A trieccentric butterfly valve is a type of industrial valve where the valve stem axis is offset from both the center of the butterfly plate and the center of the valve body. The valve seat rotation axis and the valve body passage axis form an angular sealing structure. The three eccentricities are radial eccentricity (e₁), axial eccentricity (e₂), and cone angle eccentricity (β). These three parameters (e₁, e₂, β) are not merely the sum of independent values, but a combination requiring precise coordination and overall optimization. Their common goals are:

1. Trajectory Optimization: To collectively shape the three-dimensional spatial trajectory of any point on the edge of the butterfly plate (especially points on the sealing strip) during the opening and closing process. The ideal trajectory is: rapid disengagement without sliding friction during opening; and gradual, uniform wedging contact during closing.

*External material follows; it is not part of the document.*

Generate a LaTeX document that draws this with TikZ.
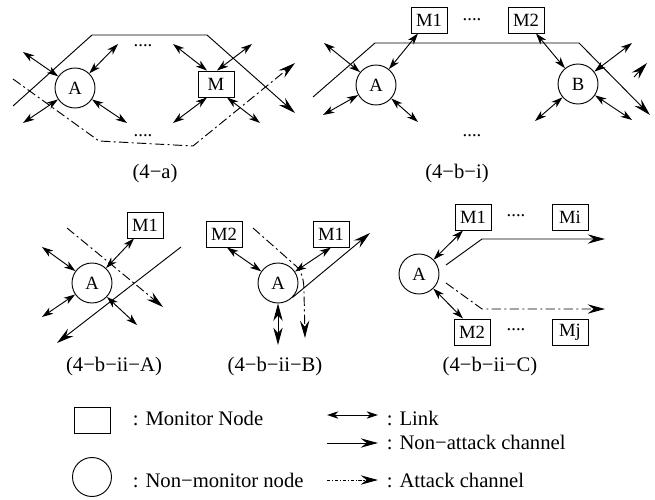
\documentclass[tikz,border=0pt]{standalone}
\usepackage{fontspec}
\setmainfont{Liberation Serif}
\usetikzlibrary{arrows.meta,calc}

\begin{document}
\begin{tikzpicture}[x=0.75pt,y=-0.75pt,line width=0.7pt,
  every node/.style={font=\fontsize{14}{16}\selectfont},
  mon/.style={draw,rectangle,minimum width=27pt,minimum height=19.5pt,inner sep=0pt},
  hst/.style={draw,circle,minimum size=30pt,inner sep=0pt},
  lnk/.style={{Stealth[length=8.5pt,width=5.5pt,inset=2.5pt]}-{Stealth[length=8.5pt,width=5.5pt,inset=2.5pt]}},
  biglnk/.style={{Stealth[length=13pt,width=7pt,inset=4pt]}-{Stealth[length=13pt,width=7pt,inset=4pt]}},
  chan/.style={-{Stealth[length=13pt,width=7pt,inset=4.5pt]}},
  atk/.style={chan,dash pattern=on 7pt off 2.5pt on 1.5pt off 2.5pt},
  captxt/.style={font=\fontsize{15.5}{18}\selectfont,anchor=base},
  legtxt/.style={font=\fontsize{15.5}{18}\selectfont,anchor=base west},
  dots/.style={anchor=base}]
\useasboundingbox (0,0) rectangle (655,499);

% ---------- (4-a) ----------
\node[hst] (A1) at (75,88) {A};
\node[mon] (M) at (216,84) {M};
\coordinate (a1) at (13,106); \coordinate (a2) at (92,35);
\coordinate (a3) at (207,35); \coordinate (a4) at (295,113);
\draw[chan] (a1) -- (a2) -- (a3) -- (a4);
\coordinate (b1) at (13,79); \coordinate (b2) at (99,141);
\coordinate (b3) at (193,146); \coordinate (b4) at (295,63);
\draw[atk] (b1) -- (b2) -- (b3) -- (b4);
\coordinate (l1) at (23,52); \coordinate (l2) at (118,44);
\coordinate (l3) at (23,123); \coordinate (l4) at (127,123);
\draw[lnk] (l1) -- (A1); \draw[lnk] (l2) -- (A1);
\draw[lnk] (l3) -- (A1); \draw[lnk] (l4) -- (A1);
\coordinate (l5) at (173,44); \coordinate (l6) at (252,44);
\coordinate (l7) at (173,123); \coordinate (l8) at (260,123);
\draw[lnk] (l5) -- ($(M.north)+(-9,0)$);
\draw[lnk] (l6) -- ($(M.north)+(1,0)$);
\draw[lnk] (l7) -- ($(M.south)+(-9,0)$);
\draw[lnk] (l8) -- ($(M.south)+(11,0)$);
\node[dots] (d1) at (143,47) {....};
\node[dots] (d2) at (143,137) {....};
\node[captxt] (c1) at (155,178) {(4−a)};

% ---------- (4-b-i) ----------
\node[hst] (A2) at (376,85) {A};
\node[hst] (B) at (578,84) {B};
\node[mon] (M1b) at (429,20) {M1};
\node[mon] (M2b) at (526,20) {M2};
\node[dots] (d3) at (472,21) {....};
\node[dots] (d4) at (472,137) {....};
\coordinate (s1) at (313,97); \coordinate (s2) at (375,43);
\coordinate (s3) at (579,43); \coordinate (s4) at (650,115);
\draw[chan] (s1) -- (s2) -- (s3) -- (s4);
\coordinate (t1) at (634,77); \coordinate (t2) at (647,63);
\draw[chan] (t1) -- (t2);
\coordinate (m1) at (324,43); \coordinate (m2) at (323,115);
\coordinate (m3) at (418,122);
\draw[lnk] (m1) -- (A2); \draw[lnk] (m2) -- (A2); \draw[lnk] (m3) -- (A2);
\draw[lnk] ($(M1b.south)+(-11,0)$) -- (A2);
\coordinate (n1) at (632,43); \coordinate (n2) at (535,121);
\coordinate (n3) at (632,120);
\draw[lnk] (n1) -- (B); \draw[lnk] (n2) -- (B); \draw[lnk] (n3) -- (B);
\draw[lnk] ($(M2b.south)+(10,0)$) -- (B);
\node[captxt] (c2) at (457,178) {(4−b−i)};

% ---------- (4-b-ii-A) ----------
\node[hst] (A3) at (92,283) {A};
\node[mon] (M1c) at (145,225) {M1};
\coordinate (e1) at (67,228); \coordinate (e2) at (163,307);
\draw[atk] (e1) -- (e2);
\coordinate (f1) at (181,247); \coordinate (f2) at (57,343);
\draw[chan] (f1) -- (f2);
\coordinate (g1) at (42,247); \coordinate (g2) at (42,317);
\coordinate (g3) at (137,325);
\draw[lnk] (g1) -- (A3); \draw[lnk] (g2) -- (A3); \draw[lnk] (g3) -- (A3);
\draw[lnk] ($(M1c.south)+(-11,0)$) -- (A3);
\node[captxt] (c3) at (114,371) {(4−b−ii−A)};

% ---------- (4-b-ii-B) ----------
\node[hst] (A4) at (278,283) {A};
\node[mon] (M2d) at (224,234) {M2};
\node[mon] (M1d) at (331,234) {M1};
\draw[lnk] ($(M2d.south)+(3,0)$) -- (A4);
\draw[lnk] (M1d.south) -- (A4);
\coordinate (h1) at (278,345);
\draw[biglnk] (A4.south) -- (h1);
\coordinate (h2) at (370,233);
\draw[chan] (A4.-45) -- (h2);
\coordinate (k1) at (253,228); \coordinate (k2) at (296,266);
\coordinate (k3) at (304,292); \coordinate (k4) at (305,338);
\draw[atk] (k1) -- (k2) .. controls (302,272) and (304,280) .. (k3) -- (k4);
\node[captxt] (c4) at (275,371) {(4−b−ii−B)};

% ---------- (4-b-ii-C) ----------
\node[hst] (A5) at (419,274) {A};
\node[mon] (M1e) at (473,217) {M1};
\node[mon] (Mi) at (570,217) {Mi};
\node[mon] (M2e) at (472,332) {M2};
\node[mon] (Mj) at (570,332) {Mj};
\node[dots] (d5) at (516,216) {....};
\node[dots] (d6) at (516,330) {....};
\draw[lnk] ($(M1e.south)+(-10,0)$) -- (A5);
\draw[lnk] ($(M2e.north)+(-9,0)$) -- (A5);
\coordinate (p1) at (446,265); \coordinate (p2) at (482,239); \coordinate (p3) at (605,239);
\draw[chan] (p1) -- (p2) -- (p3);
\coordinate (q1) at (446,283); \coordinate (q2) at (482,309); \coordinate (q3) at (605,309);
\draw[atk] (q1) -- (q2) -- (q3);
\node[captxt] (c5) at (490,371) {(4−b−ii−C)};

% ---------- legend ----------
\node[mon] (lgm) at (92,420) {};
\node[legtxt] (lgmt) at (128,425) {: Monitor Node};
\node[draw,circle,minimum size=29.25pt,inner sep=0pt] (lgh) at (92,477) {};
\node[legtxt] (lght) at (128,487) {: Non−monitor node};
\coordinate (r1) at (327,415); \coordinate (r2) at (378,415);
\draw[lnk] (r1) -- (r2);
\node[legtxt] (lgl) at (382,425) {: Link};
\coordinate (r3) at (327,443); \coordinate (r4) at (378,443);
\draw[chan] (r3) -- (r4);
\node[legtxt] (lgn) at (382,449) {: Non−attack channel};
\coordinate (r5) at (327,480); \coordinate (r6) at (378,480);
\draw[chan,dash pattern=on 2.5pt off 1.2pt on 1pt off 1.2pt] (r5) -- (r6);
\node[legtxt] (lga) at (382,487) {: Attack channel};
\end{tikzpicture}
\end{document}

2. Contact Control: To control the contact area, contact sequence, and pressure distribution between the butterfly plate sealing surface and the valve seat sealing surface during the final closing stage. The goal is to start from "line contact" and uniformly expand into a continuous, pressure-uniform sealing strip as torque increases.

3. Torque Balance: Minimize closing and opening torques while ensuring sufficient sealing pressure. A good combination ensures that most of the operating torque is converted into effective sealing normal force, rather than overcoming friction.

Self-Locking and Safety: Utilizing the self-locking effect generated by the cone angle β, the medium pressure increases after the valve is closed without damaging the seal, improving seal reliability.

The specific impact of eccentricity combinations on performance

1. Impact on Sealing Performance:

The β angle is the dominant factor. A larger β angle results in a stronger wedging effect, theoretically leading to a higher sealing specific pressure and better compensation for media pressure. However, an excessively large β angle can cause a sharp increase in closing torque, even leading to "over-wedging" and causing the disc to jam or the valve seat to undergo plastic deformation.

e₁ and e₂ affect contact uniformity. An unreasonable combination of e₁ and e₂ can cause the disc to contact one side before the other during closing (off-center contact), or uneven pressure on the front and rear edges of the sealing strip, resulting in localized leakage or overload.

2. Impact on Operating Torque:

e₂ is crucial. A sufficiently large e₂ ensures rapid disengagement and significantly reduces the opening torque.

The combination of e₁ and β determines the closing torque. Together, they determine the force required to "pull" the disc into the valve seat. The optimization goal is to find a "sweet spot" to achieve the maximum sealing normal force with the minimum rotational force.

3. Impact on Sensitivity to Manufacturing Errors: The eccentricity combination should be able to guarantee a reliable seal within a certain range of machining and assembly errors (such as butterfly plate thickness tolerance and valve seat roundness error). An overly "sensitive" combination, although theoretically perfect, will result in a high scrap rate in mass production.

Generally, a larger β angle places more stringent requirements on the form and position tolerances of parts (such as conical surface profile and ellipticity).